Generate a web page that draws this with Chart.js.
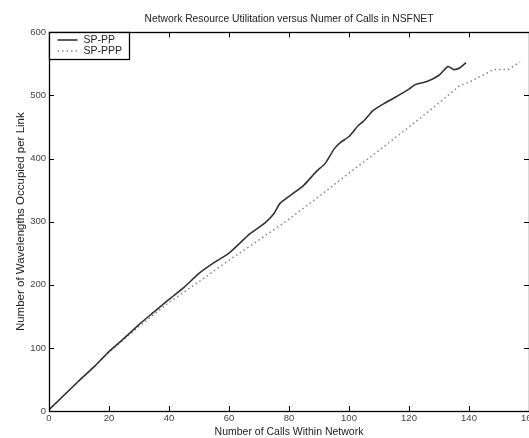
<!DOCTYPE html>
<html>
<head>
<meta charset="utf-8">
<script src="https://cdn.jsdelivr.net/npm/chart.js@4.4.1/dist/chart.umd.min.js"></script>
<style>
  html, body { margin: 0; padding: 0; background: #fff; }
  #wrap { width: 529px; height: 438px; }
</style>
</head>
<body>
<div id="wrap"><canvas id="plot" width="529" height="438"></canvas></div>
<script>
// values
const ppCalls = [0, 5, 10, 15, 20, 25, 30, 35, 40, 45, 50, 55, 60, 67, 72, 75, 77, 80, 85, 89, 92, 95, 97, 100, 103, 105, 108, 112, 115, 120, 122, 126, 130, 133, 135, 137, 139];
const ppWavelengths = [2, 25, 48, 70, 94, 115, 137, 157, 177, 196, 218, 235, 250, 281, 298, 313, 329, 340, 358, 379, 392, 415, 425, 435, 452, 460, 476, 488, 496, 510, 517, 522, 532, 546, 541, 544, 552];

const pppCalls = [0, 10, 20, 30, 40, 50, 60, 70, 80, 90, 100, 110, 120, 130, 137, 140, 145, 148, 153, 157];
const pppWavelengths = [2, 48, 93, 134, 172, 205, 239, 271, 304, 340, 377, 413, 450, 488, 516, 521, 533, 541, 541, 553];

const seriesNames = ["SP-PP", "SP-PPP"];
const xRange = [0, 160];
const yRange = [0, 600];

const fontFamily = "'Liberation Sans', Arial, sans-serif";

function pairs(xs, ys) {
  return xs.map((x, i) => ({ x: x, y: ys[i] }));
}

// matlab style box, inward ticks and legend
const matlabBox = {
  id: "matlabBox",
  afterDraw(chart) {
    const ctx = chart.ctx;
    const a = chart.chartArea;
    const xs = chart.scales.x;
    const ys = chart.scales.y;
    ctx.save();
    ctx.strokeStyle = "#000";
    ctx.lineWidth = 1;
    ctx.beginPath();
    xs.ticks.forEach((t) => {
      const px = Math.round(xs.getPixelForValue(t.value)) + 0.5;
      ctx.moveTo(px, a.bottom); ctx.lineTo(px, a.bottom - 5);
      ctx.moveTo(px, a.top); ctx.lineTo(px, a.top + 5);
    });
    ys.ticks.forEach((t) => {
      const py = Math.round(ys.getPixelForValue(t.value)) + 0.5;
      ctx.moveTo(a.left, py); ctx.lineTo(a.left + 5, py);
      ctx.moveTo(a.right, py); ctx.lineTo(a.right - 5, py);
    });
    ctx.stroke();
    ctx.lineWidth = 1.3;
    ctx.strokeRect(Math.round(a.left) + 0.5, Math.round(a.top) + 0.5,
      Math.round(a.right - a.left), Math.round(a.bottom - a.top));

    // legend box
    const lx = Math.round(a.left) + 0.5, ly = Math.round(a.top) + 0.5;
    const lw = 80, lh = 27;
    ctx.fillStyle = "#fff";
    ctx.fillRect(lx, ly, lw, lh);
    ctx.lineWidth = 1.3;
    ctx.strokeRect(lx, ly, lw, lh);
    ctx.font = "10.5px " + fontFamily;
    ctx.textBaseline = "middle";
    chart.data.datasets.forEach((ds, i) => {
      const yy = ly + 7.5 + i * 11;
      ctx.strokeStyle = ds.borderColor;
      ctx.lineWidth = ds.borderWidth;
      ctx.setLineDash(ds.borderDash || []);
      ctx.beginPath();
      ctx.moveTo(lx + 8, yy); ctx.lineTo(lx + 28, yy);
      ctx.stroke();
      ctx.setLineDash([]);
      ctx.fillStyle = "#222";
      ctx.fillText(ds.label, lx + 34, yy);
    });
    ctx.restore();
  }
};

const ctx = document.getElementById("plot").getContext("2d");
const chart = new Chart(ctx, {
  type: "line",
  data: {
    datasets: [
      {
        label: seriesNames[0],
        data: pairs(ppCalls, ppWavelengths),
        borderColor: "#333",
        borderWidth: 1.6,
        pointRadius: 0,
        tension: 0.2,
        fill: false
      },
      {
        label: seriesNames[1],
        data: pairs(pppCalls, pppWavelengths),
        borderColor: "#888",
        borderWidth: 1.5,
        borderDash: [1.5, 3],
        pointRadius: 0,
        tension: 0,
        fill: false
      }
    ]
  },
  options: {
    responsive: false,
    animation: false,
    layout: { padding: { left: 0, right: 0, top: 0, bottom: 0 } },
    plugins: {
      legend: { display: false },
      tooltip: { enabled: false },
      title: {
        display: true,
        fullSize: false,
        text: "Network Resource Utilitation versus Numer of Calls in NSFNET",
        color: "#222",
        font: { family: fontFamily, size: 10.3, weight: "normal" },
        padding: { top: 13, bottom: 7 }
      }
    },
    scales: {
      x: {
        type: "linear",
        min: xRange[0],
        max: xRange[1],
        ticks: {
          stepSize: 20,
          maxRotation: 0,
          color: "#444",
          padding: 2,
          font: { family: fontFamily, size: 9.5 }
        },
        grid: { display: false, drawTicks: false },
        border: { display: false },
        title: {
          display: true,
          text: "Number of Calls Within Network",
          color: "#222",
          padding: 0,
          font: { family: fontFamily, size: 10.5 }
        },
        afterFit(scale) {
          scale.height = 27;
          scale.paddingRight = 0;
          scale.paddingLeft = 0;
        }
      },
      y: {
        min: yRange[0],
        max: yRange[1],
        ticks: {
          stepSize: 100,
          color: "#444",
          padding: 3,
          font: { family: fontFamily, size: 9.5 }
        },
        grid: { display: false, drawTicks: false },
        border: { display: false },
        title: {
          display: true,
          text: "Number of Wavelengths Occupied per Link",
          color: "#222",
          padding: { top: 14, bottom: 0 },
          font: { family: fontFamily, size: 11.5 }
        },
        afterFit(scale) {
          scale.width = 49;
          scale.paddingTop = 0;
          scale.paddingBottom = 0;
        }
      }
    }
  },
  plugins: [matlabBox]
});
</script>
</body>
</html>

Prompt: Your copy of the data above should match it exactly, except that pictures are left out.

Completed exercise:
Generate a web page that draws this with Chart.js.
<!DOCTYPE html>
<html>
<head>
<meta charset="utf-8">
<script src="https://cdn.jsdelivr.net/npm/chart.js@4.4.1/dist/chart.umd.min.js"></script>
<style>
  html, body { margin: 0; padding: 0; background: #fff; }
  #wrap { width: 529px; height: 438px; }
</style>
</head>
<body>
<div id="wrap"><canvas id="plot" width="529" height="438"></canvas></div>
<script>
// values
const ppCalls = [0, 5, 10, 15, 20, 25, 30, 35, 40, 45, 50, 55, 60, 67, 72, 75, 77, 80, 85, 89, 92, 95, 97, 100, 103, 105, 108, 112, 115, 120, 122, 126, 130, 133, 135, 137, 139];
const ppWavelengths = [2, 25, 48, 70, 94, 115, 137, 157, 177, 196, 218, 235, 250, 281, 298, 313, 329, 340, 358, 379, 392, 415, 425, 435, 452, 460, 476, 488, 496, 510, 517, 522, 532, 546, 541, 544, 552];

const pppCalls = [0, 10, 20, 30, 40, 50, 60, 70, 80, 90, 100, 110, 120, 130, 137, 140, 145, 148, 153, 157];
const pppWavelengths = [2, 48, 93, 134, 172, 205, 239, 271, 304, 340, 377, 413, 450, 488, 516, 521, 533, 541, 541, 553];

const seriesNames = ["SP-PP", "SP-PPP"];
const xRange = [0, 160];
const yRange = [0, 600];

const fontFamily = "'Liberation Sans', Arial, sans-serif";

function pairs(xs, ys) {
  return xs.map((x, i) => ({ x: x, y: ys[i] }));
}

// matlab style box, inward ticks and legend
const matlabBox = {
  id: "matlabBox",
  afterDraw(chart) {
    const ctx = chart.ctx;
    const a = chart.chartArea;
    const xs = chart.scales.x;
    const ys = chart.scales.y;
    ctx.save();
    ctx.strokeStyle = "#000";
    ctx.lineWidth = 1;
    ctx.beginPath();
    xs.ticks.forEach((t) => {
      const px = Math.round(xs.getPixelForValue(t.value)) + 0.5;
      ctx.moveTo(px, a.bottom); ctx.lineTo(px, a.bottom - 5);
      ctx.moveTo(px, a.top); ctx.lineTo(px, a.top + 5);
    });
    ys.ticks.forEach((t) => {
      const py = Math.round(ys.getPixelForValue(t.value)) + 0.5;
      ctx.moveTo(a.left, py); ctx.lineTo(a.left + 5, py);
      ctx.moveTo(a.right, py); ctx.lineTo(a.right - 5, py);
    });
    ctx.stroke();
    ctx.lineWidth = 1.3;
    ctx.strokeRect(Math.round(a.left) + 0.5, Math.round(a.top) + 0.5,
      Math.round(a.right - a.left), Math.round(a.bottom - a.top));

    // legend box
    const lx = Math.round(a.left) + 0.5, ly = Math.round(a.top) + 0.5;
    const lw = 80, lh = 27;
    ctx.fillStyle = "#fff";
    ctx.fillRect(lx, ly, lw, lh);
    ctx.lineWidth = 1.3;
    ctx.strokeRect(lx, ly, lw, lh);
    ctx.font = "10.5px " + fontFamily;
    ctx.textBaseline = "middle";
    chart.data.datasets.forEach((ds, i) => {
      const yy = ly + 7.5 + i * 11;
      ctx.strokeStyle = ds.borderColor;
      ctx.lineWidth = ds.borderWidth;
      ctx.setLineDash(ds.borderDash || []);
      ctx.beginPath();
      ctx.moveTo(lx + 8, yy); ctx.lineTo(lx + 28, yy);
      ctx.stroke();
      ctx.setLineDash([]);
      ctx.fillStyle = "#222";
      ctx.fillText(ds.label, lx + 34, yy);
    });
    ctx.restore();
  }
};

const ctx = document.getElementById("plot").getContext("2d");
const chart = new Chart(ctx, {
  type: "line",
  data: {
    datasets: [
      {
        label: seriesNames[0],
        data: pairs(ppCalls, ppWavelengths),
        borderColor: "#333",
        borderWidth: 1.6,
        pointRadius: 0,
        tension: 0.2,
        fill: false
      },
      {
        label: seriesNames[1],
        data: pairs(pppCalls, pppWavelengths),
        borderColor: "#888",
        borderWidth: 1.5,
        borderDash: [1.5, 3],
        pointRadius: 0,
        tension: 0,
        fill: false
      }
    ]
  },
  options: {
    responsive: false,
    animation: false,
    layout: { padding: { left: 0, right: 0, top: 0, bottom: 0 } },
    plugins: {
      legend: { display: false },
      tooltip: { enabled: false },
      title: {
        display: true,
        fullSize: false,
        text: "Network Resource Utilitation versus Numer of Calls in NSFNET",
        color: "#222",
        font: { family: fontFamily, size: 10.3, weight: "normal" },
        padding: { top: 13, bottom: 7 }
      }
    },
    scales: {
      x: {
        type: "linear",
        min: xRange[0],
        max: xRange[1],
        ticks: {
          stepSize: 20,
          maxRotation: 0,
          color: "#444",
          padding: 2,
          font: { family: fontFamily, size: 9.5 }
        },
        grid: { display: false, drawTicks: false },
        border: { display: false },
        title: {
          display: true,
          text: "Number of Calls Within Network",
          color: "#222",
          padding: 0,
          font: { family: fontFamily, size: 10.5 }
        },
        afterFit(scale) {
          scale.height = 27;
          scale.paddingRight = 0;
          scale.paddingLeft = 0;
        }
      },
      y: {
        min: yRange[0],
        max: yRange[1],
        ticks: {
          stepSize: 100,
          color: "#444",
          padding: 3,
          font: { family: fontFamily, size: 9.5 }
        },
        grid: { display: false, drawTicks: false },
        border: { display: false },
        title: {
          display: true,
          text: "Number of Wavelengths Occupied per Link",
          color: "#222",
          padding: { top: 14, bottom: 0 },
          font: { family: fontFamily, size: 11.5 }
        },
        afterFit(scale) {
          scale.width = 49;
          scale.paddingTop = 0;
          scale.paddingBottom = 0;
        }
      }
    }
  },
  plugins: [matlabBox]
});
</script>
</body>
</html>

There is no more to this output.